CJ PLTW Program Nationally Certified

The Chaminade Julienne High School Project Lead the Way program earned national certification by Ohio affiliate directors from Sinclair Community College in the spring of 2011, becoming the only Catholic high school in the United States—and one of just four schools in Ohio—dually certified to provide both its innovative STEM (science, technology, engineering, and math) classes.

The school has offered Biomedical Sciences and Engineering courses since 2008 in partnership with Project Lead the Way (PLTW), a non-profit organization that provides STEM education curricular programs to high schools and middle schools across the U.S.  Certification affirms the high quality of CJ’s program, provides students who successfully complete the requirements with expanded opportunities to earn college credit for their high school PLTW coursework, and makes students eligible to receive other college-level recognition, including admissions preference, at PLTW affiliate universities. PLTW has more than 40 affiliate college and university partners.

“With the support of our alumni, friends and partners, we are able to offer PLTW courses, which only further strengthens CJ’s commitment to provide curriculum that allows students to use their academic talents to serve others in our world,” said Meg Draeger, coordinator of the CJ STEMM program, which is customized to also include topics in the field of medicine.

To attain national certification, a PLTW school must adhere to strict requirements including teaching the curriculum, administering exams provided, working with local business and industry professionals, and providing students with a clear pathway into post-secondary education. Chaminade Julienne will be officially recognized during a presentation at the annual PLTW Ohio conference on November 3-4 in Akron, Ohio.

“Chaminade Julienne High School should be congratulated for demonstrating its commitment to PLTW’s quality standards, but the real winners are CJ students,” said PLTW CEO Vince Bertram. “Students benefit from PLTW’s innovative, project-based curriculum that encourages creativity, problem solving and critical thinking. We look forward to many more years of working together to prepare Chaminade Julienne students to become the most innovative and productive in the world.”

According to Draeger, the CJ STEMM program is innovative in that it is founded on a rigorous inquiry-based curriculum and supported by numerous businesses and collegiate partners. Along with the school’s four full-time instructors—Brad Kassner, Amy O’Loughlin, Amanda Ooten, and Bob Young –qualified to teach six PLTW courses offered, CJ supplies students with opportunities for career exploration and community engagement outside the classroom.

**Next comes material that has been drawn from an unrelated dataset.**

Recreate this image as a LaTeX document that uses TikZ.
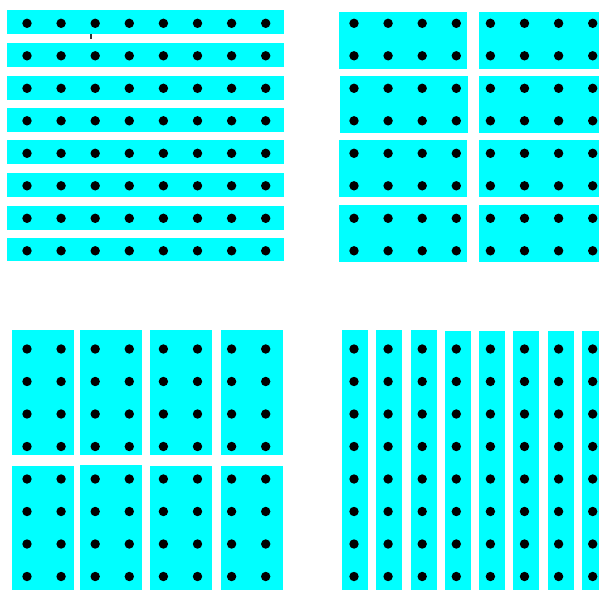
\documentclass[tikz,border=0pt]{standalone}
\usepackage{tikz}
\definecolor{blockcyan}{RGB}{0,255,255}
\tikzstyle{block}=[fill=blockcyan]
\tikzstyle{hole}=[fill=black]
\newcommand{\holeGrid}{
\foreach \i in {0,...,7}
  \foreach \j in {0,...,7}
    \fill[hole] ({27+34.1*\i},{23.3+32.5*\j}) circle (4.7);
}

\begin{document}
\begin{tikzpicture}[
x=1pt,y=-1pt
]
\useasboundingbox (0,0) rectangle (599,589);
\clip (0,0) rectangle (599,589);
%panel 1: one row per block
\foreach \t/\b in {10/33.7,43/66.7,76/99.7,108/131.7,140/163.7,173/196.7,206/229.7,238/261.3}
  \fill[block] (7,\t) rectangle (283.5,\b);
\holeGrid
\draw[line width=1.1pt,black!80] (91,33.8) -- (91,38.8);
%panel 2: blocks of 2x4
\foreach \l/\t in {339/12,340/76,339/140,339/205}
  \fill[block] (\l,\t) rectangle ++(128,57);
\foreach \t in {12,76,140,205}
  \fill[block] (479,\t) rectangle ++(128,57);
\begin{scope}[shift={(327,0)}]
\holeGrid
\end{scope}
%panel 3: blocks of 4x2
\foreach \l in {12,80,150,221}
  \fill[block] (\l,330) rectangle ++(62,125);
\foreach \l/\t in {12/466,80/465,150/466,221/466}
  \fill[block] (\l,\t) rectangle (\l+62,592);
\begin{scope}[shift={(0,325.7)}]
\holeGrid
\end{scope}
%panel 4: one column per block
\foreach \l/\t in {342/330,376/330,411/330,445/331,479/331,513/331,548/331,582/331}
  \fill[block] (\l,\t) rectangle (\l+26,592);
\begin{scope}[shift={(327,325.7)}]
\holeGrid
\end{scope}
\end{tikzpicture}
\end{document}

“One of our most popular offerings with students is the CJ STEMM Idol Speaker Series,” Draeger said. The series showcases area professionals, including alumni, who have successful careers in STEMM fields.

“We have new presenters each month who visit campus to interact with students during their homeroom period and demonstrate the diverse application of STEMM related topics in the real world,” she added.

In addition, the school also hosts the CJ STEMM Summer Gateway Academy—a one-week camp for middle school students in July. The summer camp is designed to introduce students to the fields of science, technology, engineering, math and medicine through field trips to local employers and with hands-on activities involving robotics, 3D Computer-Aided Design software (CAD), nanotechnology and more.

“Our aim is to inspire students with an interest in these fields to seek ways to serve their community by equipping them with the talent, skill and desire to make a difference.”

In December 2010, Amy O’Loughlin was selected to become a PLTW Core Training instructor for the Level 2: Human Body Systems course.

Core Training Instructors are appointed by the national program to conduct the mandatory two-week professional development courses for fellow teachers wishing to become certified PLTW instructors. O’Loughlin will be eligible to become a Master Teacher at the completion of her apprenticeship following the 2011-2012 school year.

“The PLTW Biomedical program has only been available to schools for four years, and we’ve had it here for three years so we are really on the cutting edge,” O’Loughlin said. She has taught the Human Body Systems course each year it has been offered to CJ students.

O’Loughlin, a 1986 graduate of CJ and current co-chair of the science department, will begin her Core Instructor training this summer at Sinclair Community College, one of four PLTW sites.

“It is really important for us in the CJ community to continue to create and strengthen the relationship with Project Lead the Way, ” stated O’Loughlin, who along with fellow PLTW instructor Amanda Ooten, science department co-chair, earned her Masters of Education from the University of Dayton last winter.